Everyone always wants to know what the food’s like. Each day, the hotel restaurant serves three square meals in paper bags and biodegradable packaging. Breakfast consists of cereal, yoghurt, a baked good, fruit, and juice, while lunch and dinner come in carnivorous and vegetarian varieties. The options change daily; a new menu comes every week. I’ve had curries, burgers, salads, soups, stir-fries, roasts, a variety of pasta dishes, and on one occasion, half a Cajun-spiced chicken. If I’m being honest, it’s the most regular and balanced diet I’ve enjoyed in years.
Life in my temporary home is comfortable, but the staff are tough. The health workers and hotel employees put in hard hours at significant risk to themselves, and they do it with a smile every day (at least, it seems like they’re smiling behind their masks). When my asthma flares up, as it always does when I come back to New Zealand, I’m immediately supplied with a fresh inhaler. Help is always a phone call away, and questions are always answered – even for the purposes of this article.
A few days in, I’m relieved to learn that my test has come back negative. That’s not necessarily an all-clear, but it grants me a blue wristband, which means I can now go outside. I can stroll the grounds of the hotel during daylight hours, though I’m to keep my distance from other guests, and if I see anyone accompanied by a nurse I’m to stay away from them. For the first day or so, though, I remain in my room with a view of a warehouse trafficking toilet paper. So frightened have I become of the outside world that my usual health anxiety is heightened here. I wash my hands many times a day.

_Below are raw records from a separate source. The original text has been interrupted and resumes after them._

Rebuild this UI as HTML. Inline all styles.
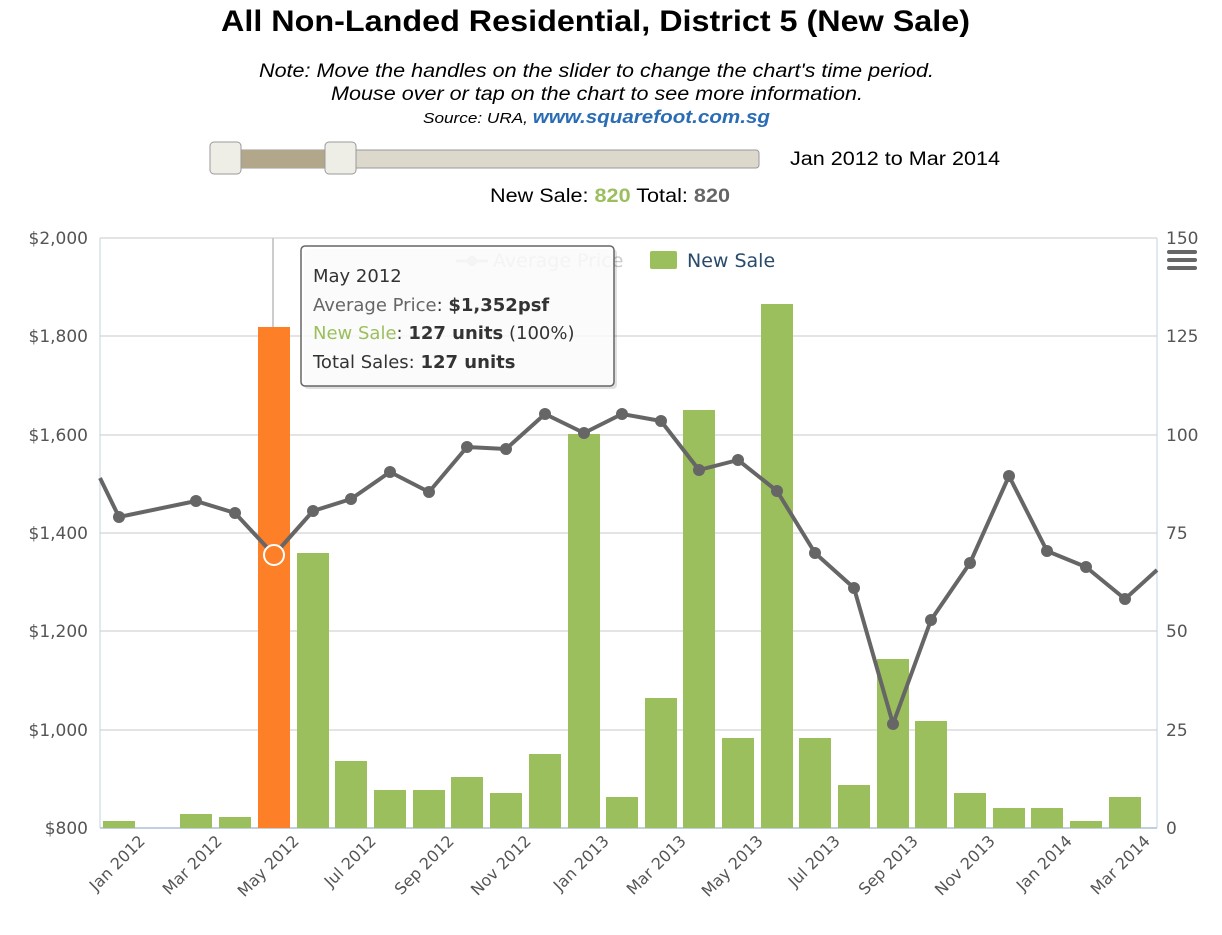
<!DOCTYPE html>
<html><head><meta charset="utf-8"><style>
body{margin:0;background:#fff;width:1222px;height:930px;overflow:hidden;font-family:"Liberation Sans",sans-serif}
</style></head><body>
<svg width="1222" height="930" xmlns="http://www.w3.org/2000/svg" font-family="Liberation Sans, sans-serif">
<text x="221" y="31" font-size="30" font-weight="bold" textLength="749" lengthAdjust="spacingAndGlyphs">All Non-Landed Residential, District 5 (New Sale)</text>
<text x="259" y="77" font-size="19" font-style="italic" textLength="675" lengthAdjust="spacingAndGlyphs">Note: Move the handles on the slider to change the chart's time period.</text>
<text x="331" y="100" font-size="19" font-style="italic" textLength="532" lengthAdjust="spacingAndGlyphs">Mouse over or tap on the chart to see more information.</text>
<text x="423" y="123" font-size="15" font-style="italic" textLength="347" lengthAdjust="spacingAndGlyphs">Source: URA, <tspan fill="#2a6db5" font-weight="bold" font-size="18">www.squarefoot.com.sg</tspan></text>
<rect x="212" y="150" width="547" height="18" rx="3" fill="#dcd8cc" stroke="#999"/>
<rect x="226" y="150" width="114" height="18" fill="#b3a78b"/>
<rect x="210" y="142" width="31" height="32" rx="4" fill="#efeee6" stroke="#999"/>
<rect x="325" y="142" width="31" height="32" rx="4" fill="#efeee6" stroke="#999"/>
<text x="790" y="165" font-size="19" textLength="210" lengthAdjust="spacingAndGlyphs">Jan 2012 to Mar 2014</text>
<text x="490" y="202" font-size="19" textLength="240" lengthAdjust="spacingAndGlyphs">New Sale: <tspan fill="#9bbf5c" font-weight="bold">820</tspan> Total: <tspan fill="#666" font-weight="bold">820</tspan></text>
<g stroke="#c8c8c8" stroke-width="1">
<line x1="100" y1="238" x2="1157" y2="238"/><line x1="100" y1="336" x2="1157" y2="336"/><line x1="100" y1="435" x2="1157" y2="435"/><line x1="100" y1="533" x2="1157" y2="533"/><line x1="100" y1="631" x2="1157" y2="631"/><line x1="100" y1="730" x2="1157" y2="730"/>
</g>
<line x1="100" y1="238" x2="100" y2="828" stroke="#c0d0e0"/>
<line x1="1157" y1="238" x2="1157" y2="828" stroke="#c0d0e0"/>
<line x1="100" y1="828" x2="1157" y2="828" stroke="#c0d0e0" stroke-width="2"/>
<line x1="273" y1="238" x2="273" y2="828" stroke="#ccc" stroke-width="2"/>
<g fill="#9bbf5c">
<rect x="103" y="821" width="32" height="7"/>
<rect x="180" y="814" width="32" height="14"/>
<rect x="219" y="817" width="32" height="11"/>
<rect x="297" y="553" width="32" height="275"/>
<rect x="335" y="761" width="32" height="67"/>
<rect x="374" y="790" width="32" height="38"/>
<rect x="413" y="790" width="32" height="38"/>
<rect x="451" y="777" width="32" height="51"/>
<rect x="490" y="793" width="32" height="35"/>
<rect x="529" y="754" width="32" height="74"/>
<rect x="568" y="434" width="32" height="394"/>
<rect x="606" y="797" width="32" height="31"/>
<rect x="645" y="698" width="32" height="130"/>
<rect x="683" y="410" width="32" height="418"/>
<rect x="722" y="738" width="32" height="90"/>
<rect x="761" y="304" width="32" height="524"/>
<rect x="799" y="738" width="32" height="90"/>
<rect x="838" y="785" width="32" height="43"/>
<rect x="877" y="659" width="32" height="169"/>
<rect x="915" y="721" width="32" height="107"/>
<rect x="954" y="793" width="32" height="35"/>
<rect x="993" y="808" width="32" height="20"/>
<rect x="1031" y="808" width="32" height="20"/>
<rect x="1070" y="821" width="32" height="7"/>
<rect x="1109" y="797" width="32" height="31"/>
</g>
<rect x="258" y="327" width="32" height="501" fill="#fd7f28"/>
<polyline fill="none" stroke="#666" stroke-width="4" stroke-linejoin="round" points="100,478 119,517 196,501 235,513 274,555 313,511 351,499 390,472 429,492 467,447 506,449 545,414 584,433 622,414 661,421 699,470 738,460 777,491 815,553 854,588 893,724 931,620 970,563 1009,476 1047,551 1086,567 1125,599 1157,570"/>
<g fill="#666">
<circle cx="119" cy="517" r="6"/><circle cx="196" cy="501" r="6"/><circle cx="235" cy="513" r="6"/><circle cx="313" cy="511" r="6"/><circle cx="351" cy="499" r="6"/><circle cx="390" cy="472" r="6"/><circle cx="429" cy="492" r="6"/><circle cx="467" cy="447" r="6"/><circle cx="506" cy="449" r="6"/><circle cx="545" cy="414" r="6"/><circle cx="584" cy="433" r="6"/><circle cx="622" cy="414" r="6"/><circle cx="661" cy="421" r="6"/><circle cx="699" cy="470" r="6"/><circle cx="738" cy="460" r="6"/><circle cx="777" cy="491" r="6"/><circle cx="815" cy="553" r="6"/><circle cx="854" cy="588" r="6"/><circle cx="893" cy="724" r="6"/><circle cx="931" cy="620" r="6"/><circle cx="970" cy="563" r="6"/><circle cx="1009" cy="476" r="6"/><circle cx="1047" cy="551" r="6"/><circle cx="1086" cy="567" r="6"/><circle cx="1125" cy="599" r="6"/>
</g>
<circle cx="274" cy="555" r="10" fill="#fd7f28" stroke="#fff" stroke-width="2"/>
<g font-family="DejaVu Sans, sans-serif">
<g font-size="17" fill="#555" text-anchor="end">
<text x="88" y="244">$2,000</text><text x="88" y="342">$1,800</text><text x="88" y="441">$1,600</text><text x="88" y="539">$1,400</text><text x="88" y="637">$1,200</text><text x="88" y="736">$1,000</text><text x="88" y="834">$800</text>
</g>
<g font-size="17" fill="#555" text-anchor="start">
<text x="1166" y="244">150</text><text x="1166" y="342">125</text><text x="1166" y="441">100</text><text x="1166" y="539">75</text><text x="1166" y="637">50</text><text x="1166" y="736">25</text><text x="1166" y="834">0</text>
</g>
<g font-size="16" fill="#555" text-anchor="end">
<text transform="translate(146,842) rotate(-45)">Jan 2012</text>
<text transform="translate(223,842) rotate(-45)">Mar 2012</text>
<text transform="translate(300,842) rotate(-45)">May 2012</text>
<text transform="translate(377,842) rotate(-45)">Jul 2012</text>
<text transform="translate(455,842) rotate(-45)">Sep 2012</text>
<text transform="translate(532,842) rotate(-45)">Nov 2012</text>
<text transform="translate(610,842) rotate(-45)">Jan 2013</text>
<text transform="translate(687,842) rotate(-45)">Mar 2013</text>
<text transform="translate(764,842) rotate(-45)">May 2013</text>
<text transform="translate(841,842) rotate(-45)">Jul 2013</text>
<text transform="translate(919,842) rotate(-45)">Sep 2013</text>
<text transform="translate(996,842) rotate(-45)">Nov 2013</text>
<text transform="translate(1073,842) rotate(-45)">Jan 2014</text>
<text transform="translate(1151,842) rotate(-45)">Mar 2014</text>
</g>
<line x1="456" y1="261" x2="488" y2="261" stroke="#ccc" stroke-width="3"/><circle cx="472" cy="261" r="5" fill="#ccc"/>
<text x="493" y="267" font-size="19" fill="#ccc">Average Price</text>
<rect x="650" y="251" width="27" height="18" rx="2" fill="#9bbf5c"/>
<text x="687" y="267" font-size="19" fill="#2a4a6a">New Sale</text>
<g fill="#666"><rect x="1167" y="250" width="30" height="4" rx="2"/><rect x="1167" y="258" width="30" height="4" rx="2"/><rect x="1167" y="266" width="30" height="4" rx="2"/></g>
<rect x="304" y="249" width="313" height="140" rx="4" fill="#000" fill-opacity="0.12"/>
<rect x="301" y="246" width="313" height="140" rx="4" fill="#fff" fill-opacity="0.85" stroke="#666" stroke-width="1.5"/>
<g font-size="18" fill="#333">
<text x="313" y="282">May 2012</text>
<text x="313" y="311"><tspan fill="#666">Average Price</tspan>: <tspan font-weight="bold">$1,352psf</tspan></text>
<text x="313" y="339"><tspan fill="#9bbf5c">New Sale</tspan>: <tspan font-weight="bold">127 units</tspan> (100%)</text>
<text x="313" y="368">Total Sales: <tspan font-weight="bold">127 units</tspan></text>
</g>
</g>
</svg>
</body></html>
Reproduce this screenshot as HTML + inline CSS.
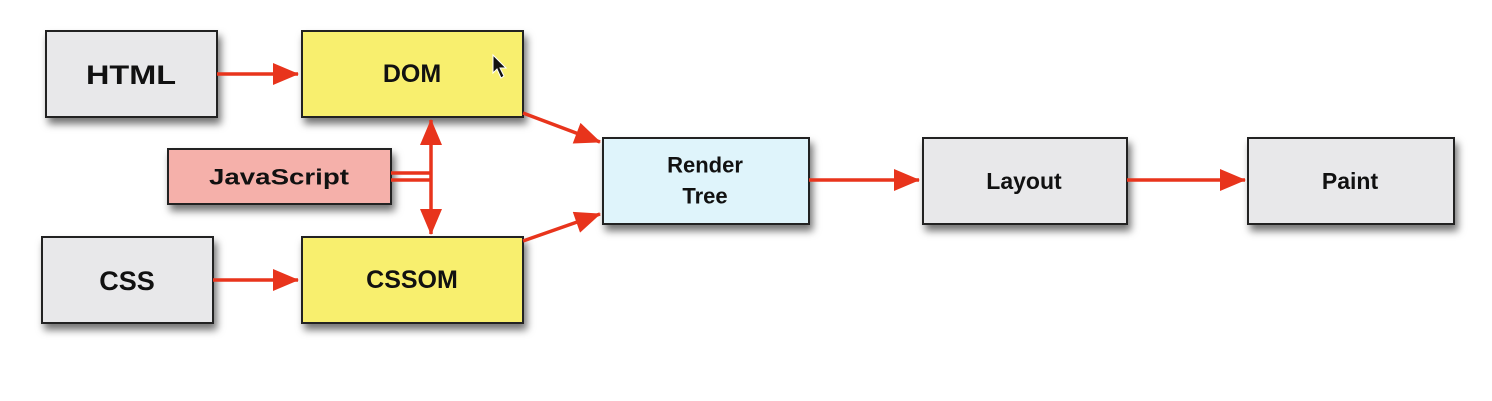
<!DOCTYPE html>
<html><head><meta charset="utf-8"><style>
html,body{margin:0;padding:0;background:#fff;}
svg{display:block}
text{font-family:"Liberation Sans",Arial,sans-serif;font-weight:bold;fill:#111;text-anchor:middle;dominant-baseline:central}
</style></head><body>
<svg width="1492" height="401" viewBox="0 0 1492 401" xmlns="http://www.w3.org/2000/svg">
<defs>
<filter id="sh" x="-10%" y="-10%" width="130%" height="150%"><feDropShadow dx="3" dy="6" stdDeviation="4" flood-color="#000" flood-opacity="0.55"/></filter>
<marker id="a2" viewBox="0 0 26 22" refX="25" refY="11" markerWidth="28" markerHeight="22" orient="auto-start-reverse" markerUnits="userSpaceOnUse"><path d="M0,0 L26,11 L0,22 z" fill="#e8341c"/></marker>
</defs>
<g stroke="#222" stroke-width="2" filter="url(#sh)">
<rect x="46" y="31" width="171" height="86" fill="#e8e8ea"/>
<rect x="302" y="31" width="221" height="86" fill="#f8ef6e"/>
<rect x="168" y="149" width="223" height="55" fill="#f5b0aa"/>
<rect x="42" y="237" width="171" height="86" fill="#e8e8ea"/>
<rect x="302" y="237" width="221" height="86" fill="#f8ef6e"/>
<rect x="603" y="138" width="206" height="86" fill="#dff4fb"/>
<rect x="923" y="138" width="204" height="86" fill="#e8e8ea"/>
<rect x="1248" y="138" width="206" height="86" fill="#e8e8ea"/>
</g>
<g stroke="#e8341c" stroke-width="3.5" fill="none">
<line x1="217" y1="74" x2="298" y2="74" marker-end="url(#a2)"/>
<line x1="213" y1="280" x2="298" y2="280" marker-end="url(#a2)"/>
<line x1="523" y1="113" x2="600" y2="142" marker-end="url(#a2)"/>
<line x1="523" y1="241" x2="600" y2="214" marker-end="url(#a2)"/>
<line x1="809" y1="180" x2="919" y2="180" marker-end="url(#a2)"/>
<line x1="1127" y1="180" x2="1245" y2="180" marker-end="url(#a2)"/>
<line x1="431" y1="120" x2="431" y2="234" marker-start="url(#a2)" marker-end="url(#a2)"/>
<line x1="391" y1="173" x2="431" y2="173"/>
<line x1="391" y1="180" x2="431" y2="180"/>
</g>
<text x="131" y="75" font-size="27" textLength="90" lengthAdjust="spacingAndGlyphs">HTML</text>
<text x="412" y="74" font-size="25">DOM</text>
<text x="279" y="177" font-size="22" textLength="140" lengthAdjust="spacingAndGlyphs">JavaScript</text>
<text x="127" y="281" font-size="27">CSS</text>
<text x="412" y="280" font-size="25">CSSOM</text>
<text x="705" y="165" font-size="22">Render</text>
<text x="705" y="196" font-size="22">Tree</text>
<text x="1024" y="181" font-size="23">Layout</text>
<text x="1350" y="181" font-size="23">Paint</text>
<path d="M493,55 L493,73 L497,69 L501,78 L504,76 L500,68 L506,68 z" fill="#111" stroke="#fff" stroke-width="1"/>
</svg>
</body></html>
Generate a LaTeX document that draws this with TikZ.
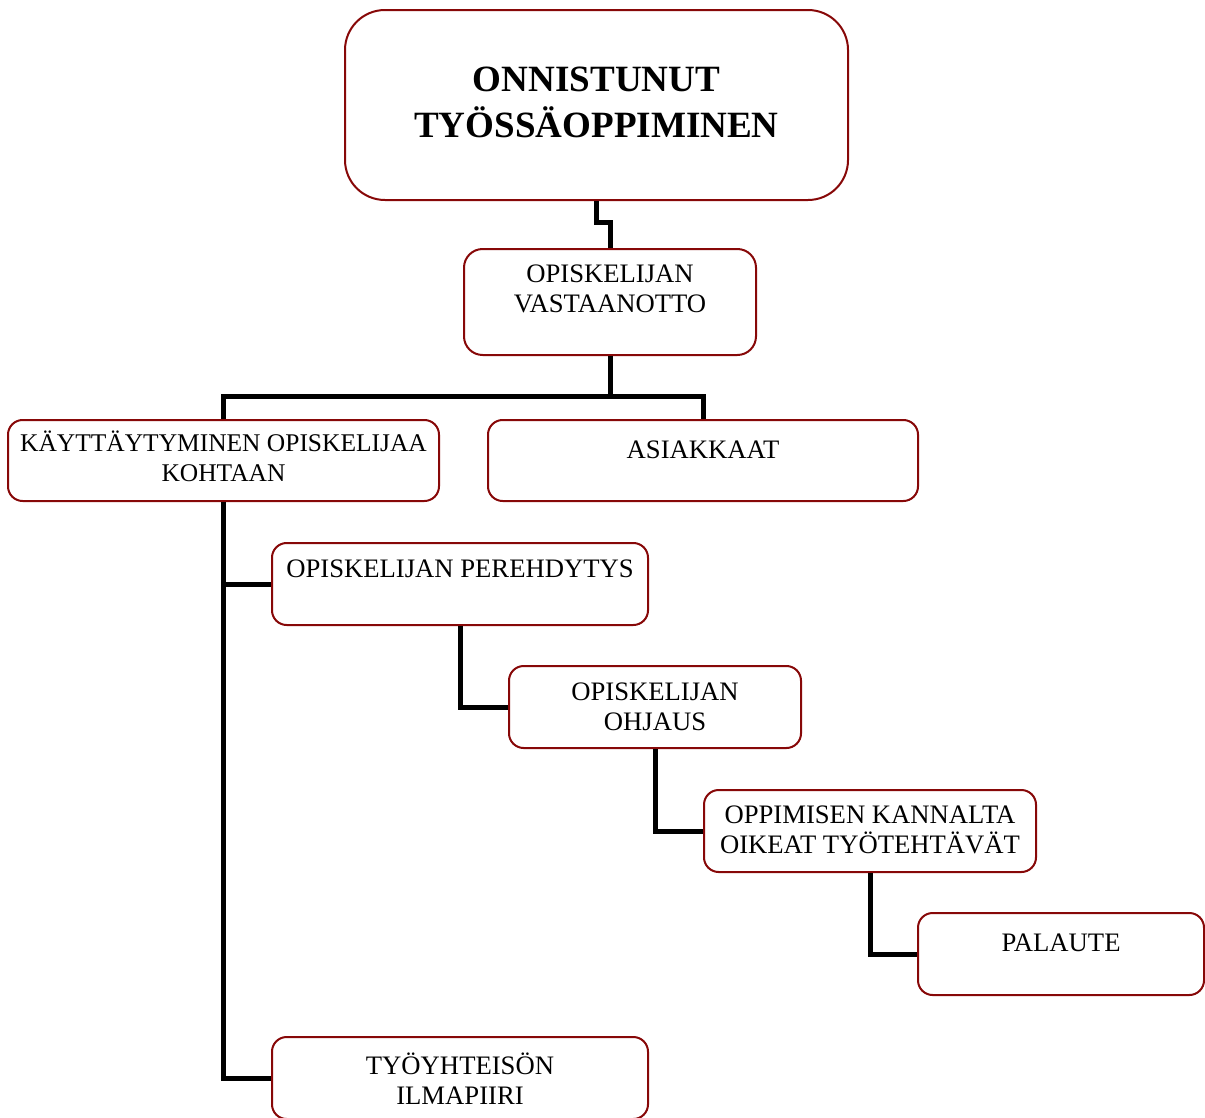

Leaving my room is an adventure. The hotel seems empty. Reception is deserted but for a cache of masks, gloves, and hand sanitiser. Outside, maybe a dozen people are scattered about, and apart from pre-existing couples, families, guests under supervision, and an omnipresent pair of police officers, nobody approaches anyone else. Every cough becomes cause for alarm and shame. Red-lettered signs stop explorers dead in their tracks if they approach the hotel’s second building: “HOT ZONE – DO NOT ENTER”.
You’re obviously going to feel lonely at times in quarantine, but I didn’t expect how much any human contact would become a highlight of my day. The nurses’ daily checkups are an opportunity to speak and laugh. With close contact forbidden, walks around the hotel carpark become exercises in people-watching. I ascribe personalities and backstories based on guests’ attire and body language, as they probably do to me. I’ve made eye contact with the girl across the hallway – twice. A quarantine facility is the perfect place to form fleeting, desperate crushes on people you barely even glimpse. It’s also the worst possible place to do that.
I’ve seen complaints about being stuck in these hotels. I’ve heard crying from nearby rooms. I get it. It sucks being cooped up away from home. But the reasoning behind these facilities is sound: most of our Covid-19 cases come from overseas, and the government isn’t taking chances on potential carriers. I’d rather be here than posing a risk, and my treatment has been exemplary, almost cushy. The only thing that feels prison-like is how I’m exercising: doing sit-ups and push-ups in my room or doing laps of the yard.
Reaching the end of my two weeks, my stay here is nearly over, at least theoretically. Getting out is down to the police and defence force arranging transport to Christchurch, and to the medical staff deeming me healthy enough to release. Since I still have a cough, I’m unsure when that’ll be; I need to be symptom-free for 48 hours. But when the time comes, I’ll be glad to get home, see my family, and break free from hotel internet. But I’ll be just as grateful for the care I’ve received, at great expense and effort, from our government.